For a broader orientation to how Colorado's state-level governance structures interact with municipalities like Steamboat Springs, the Colorado State Authority site index provides foundational context on state law, agency structure, and the relationship between state and local authority.

How It Works

The city delivers services through departments that map to the core obligations any municipality carries: public works, utilities, parks and recreation, planning and development, police, and finance. The Steamboat Springs Police Department operates independently of the Routt County Sheriff's Office, though the two agencies coordinate on incidents that cross jurisdictional lines — which happens regularly in a community where the ski area sits partly outside city limits.

Water and wastewater utilities are operated directly by the city rather than through a special district. That is worth noting because Colorado has more than 1,800 active special districts (Colorado Department of Local Affairs, Special Districts), and many Front Range communities receive water through separate metropolitan districts rather than their city government. Steamboat's direct utility operation means residents interact with one entity for both service and billing complaints.

The city's budget process follows Colorado's TABOR (Taxpayer's Bill of Rights) constraints embedded in Article X, Section 20 of the Colorado Constitution, which caps revenue growth at the rate of inflation plus local growth and requires voter approval for tax increases above that limit. For a resort community where sales tax revenue fluctuates with snowfall, this creates genuine fiscal planning complexity.

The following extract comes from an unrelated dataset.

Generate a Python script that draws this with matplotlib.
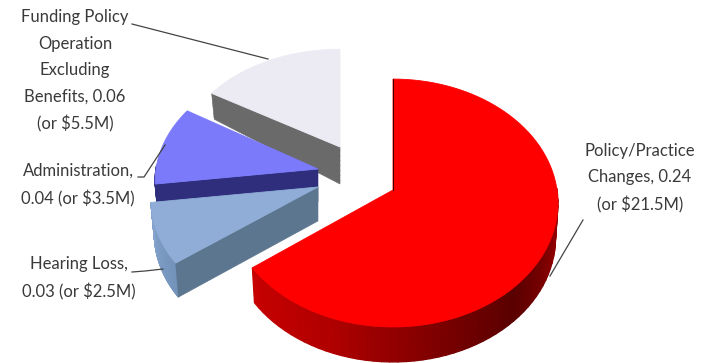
import numpy as np
import matplotlib
matplotlib.use("Agg")
import matplotlib.pyplot as plt
from matplotlib.collections import PolyCollection
from matplotlib.colors import to_rgb
from matplotlib.patches import Polygon

# Pie values, clockwise from 12 o'clock
slice_names = ["Policy/Practice Changes", "Hearing Loss", "Administration",
               "Funding Policy Operation Excluding Benefits"]
slice_values = [0.24, 0.03, 0.04, 0.06]
slice_labels = [
    "Policy/Practice\nChanges, 0.24\n(or $21.5M)",
    "Hearing Loss,\n0.03 (or $2.5M)",
    "Administration,\n0.04 (or $3.5M)",
    "Funding Policy\nOperation\nExcluding\nBenefits, 0.06\n(or $5.5M)",
]

# Layout in pixels: exploded apex, radii, extrusion, depth falloff, bottom shrink
apex_xy = [(393, 190), (318, 187), (318, 169), (340, 147)]
radii = [(164, 122.6), (166, 120), (162, 117), (159, 108)]
depths = [35, 34, 33, 37]
depth_tilt = [0.0, 0.0, 0.0, 0.57]
shrink = [0.985, 0.98, 0.98, 0.98]
PERSPECTIVE = 0.105

top_colors = ["#FF0000", "#8FADD6", "#7A7AFB", "#ECEAF3"]
cut_colors = ["#8A0000", "#5C7690", "#2E2E7C", "#6A6A6A"]
rim_stops = [
    [(-143.5, "#C80000"), (-110, "#B00000"), (-70, "#740000"), (-48, "#5A0000"),
     (-20, "#8A0000"), (10, "#A00000")],
    [(-143.5, "#7392BA"), (-172.7, "#86A5CE")],
    [(-172.7, "#2E2E7C"), (-211.6, "#2E2E7C")],
    [(-211.6, "#6A6A6A"), (-270, "#6A6A6A")],
]
label_xy = [(640, 178), (79, 278), (78, 185), (75, 71)]
leaders = [
    [(550, 276), (583, 220)],
    [(132, 272), (145, 271), (163, 269)],
    [(138, 177), (144, 177), (165, 145)],
    [(132, 24), (268, 59)],
]

plt.rcParams["font.family"] = ["Lato", "DejaVu Sans"]
fig = plt.figure(figsize=(7.07, 3.63), dpi=100)
ax = fig.add_axes([0, 0, 1, 1])
ax.set_xlim(0, 707)
ax.set_ylim(363, 0)
ax.axis("off")


def top_point(i, t, r=1.0):
    # disc point -> screen, with a mild perspective on the depth axis
    u, v = r * np.cos(t), r * np.sin(t)
    w = 1 / (1 + PERSPECTIVE * v)
    return (apex_xy[i][0] + radii[i][0] * u * w,
            apex_xy[i][1] - radii[i][1] * v * w)


def low_point(i, t, r=1.0):
    x, y = top_point(i, t, r)
    v = r * np.sin(t)
    ax_ = apex_xy[i][0]
    return (ax_ + (x - ax_) * shrink[i],
            y + depths[i] * (1 - depth_tilt[i] * v))


def rim_color(i, deg):
    stops = sorted(rim_stops[i])
    pos = [s[0] for s in stops]
    rgb = np.array([to_rgb(s[1]) for s in stops])
    return [np.interp(deg, pos, rgb[:, c]) for c in range(3)]


# angles from the values, running clockwise from the top
fracs = np.array(slice_values) / sum(slice_values)
edges = 90 - 360 * np.concatenate([[0], np.cumsum(fracs)])

# back-to-front so nearer slices cover farther ones
for i in [3, 2, 1, 0]:
    start, stop = edges[i], edges[i + 1]
    ts = np.radians(np.linspace(start, stop, 90))

    # outer rim as thin shaded strips, front half of the disc only
    quads, cols = [], []
    for a, b in zip(ts[:-1], ts[1:]):
        if np.sin((a + b) / 2) > 0.03:
            continue
        quads.append([top_point(i, a), top_point(i, b), low_point(i, b), low_point(i, a)])
        cols.append(rim_color(i, np.degrees((a + b) / 2)))
    if quads:
        ax.add_collection(PolyCollection(quads, facecolors=cols, edgecolors=cols,
                                         linewidths=0.9, zorder=i * -3 + 10))

    # cut face on the counter-clockwise side of the slice, the one facing the viewer
    t_cut = ts[0]
    cut = [top_point(i, 0, 0), top_point(i, t_cut), low_point(i, t_cut), low_point(i, 0, 0)]
    ax.add_patch(Polygon(cut, closed=True, fc=cut_colors[i], ec=cut_colors[i], lw=0.4,
                         zorder=i * -3 + 11))

    # top face
    outline = [top_point(i, 0, 0)] + [top_point(i, t) for t in ts]
    ax.add_patch(Polygon(outline, closed=True, fc=top_colors[i], ec=top_colors[i], lw=0.6,
                         zorder=i * -3 + 12))

# faint banding on the grey cut face
t_cut = np.radians(edges[3])
for s in np.linspace(0.1, 0.9, 7):
    a0, a1 = top_point(3, 0, 0), top_point(3, t_cut)
    b0, b1 = low_point(3, 0, 0), low_point(3, t_cut)
    ax.plot([a0[0] + (b0[0] - a0[0]) * s, a1[0] + (b1[0] - a1[0]) * s],
            [a0[1] + (b0[1] - a0[1]) * s, a1[1] + (b1[1] - a1[1]) * s],
            color="#5E5E5E", lw=0.5, zorder=1.5)

# dark sliver along the vertical cut of the big slice
p0, p1 = top_point(0, 0, 0), top_point(0, np.radians(90))
ax.plot([p0[0] - 0.5, p1[0] - 0.5], [p0[1], p1[1]], color="#3A0000", lw=0.7, zorder=13)

# callouts
for pts, xy, text in zip(leaders, label_xy, slice_labels):
    ax.plot([p[0] for p in pts], [p[1] for p in pts], color="#444444", lw=0.9, zorder=20)
    ax.text(xy[0], xy[1], text, ha="center", va="center", fontsize=12,
            color="#3A3A3A", linespacing=1.8, zorder=21)

fig.savefig("out.png", dpi=100)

Key city departments and their functions:

  1. Community Development — zoning, building permits, long-range planning, and the city's master plan updates
  2. Public Works — street maintenance, snow removal (significant at this elevation and latitude), stormwater management
  3. Utilities — water supply from the Yampa River watershed, wastewater treatment
  4. Parks and Recreation — management of city parks, the Steamboat Springs Community Center, and the Yampa River Core Trail
  5. Finance — budget management, sales tax administration, and financial reporting under Colorado's open records requirements
  6. Police Department — law enforcement within incorporated city limits

The Colorado Government Authority site covers the wider architecture of Colorado's governmental structure — from the state constitution down through county and municipal levels — providing the regulatory and statutory context that defines what powers a city like Steamboat Springs actually holds and where those powers derive from. It is a useful reference for understanding, for instance, why home rule cities and statutory cities respond differently to the same state legislation.

Common Scenarios

Residents and visitors most frequently interact with Steamboat Springs city government in predictable ways. Property owners seeking to renovate or build work through Community Development for permits; the city adopted updated building codes aligned with the 2021 International Building Code. Short-term rental operators must obtain a local license — the city established a short-term rental licensing program in response to housing pressure that has been documented in the Steamboat Springs Housing Action Plan, which found that investor-owned short-term rentals constitute a meaningful portion of available housing stock in the city.

Businesses pay a municipal sales tax collected by the city's Finance Department. Colorado's state sales tax rate sits at 2.9% (Colorado Department of Revenue), and Steamboat Springs layers its own municipal sales tax on top of that figure, as do most Colorado municipalities.

The Yampa River Core Trail, managed by Parks and Recreation, runs approximately 7 miles through the city and represents one of the most-used public amenities in the region — a fact that creates maintenance obligations and, periodically, flood-related repair work after spring runoff events on the Yampa.

Decision Boundaries

Understanding what the city government handles versus what falls to other entities prevents the frustration of showing up at the wrong office.

City handles: building permits within city limits, local business licensing, city road maintenance, water and sewer service for connected properties, parks within the incorporated area, and municipal court for city ordinance violations.

County handles: properties in unincorporated Routt County, county roads, the county assessor's property valuation, county social services, and the county jail.

State handles: Colorado Highway 40, which runs through Steamboat Springs, is maintained by the Colorado Department of Transportation (CDOT) — not the city and not the county. This distinction becomes relevant during major weather events when road closures on US-40 or Rabbit Ears Pass are issued by CDOT, not by City Hall.

Not covered here: federal land management in the surrounding Routt National Forest falls under the U.S. Forest Service, Rocky Mountain Region; that jurisdiction is entirely outside city and state scope.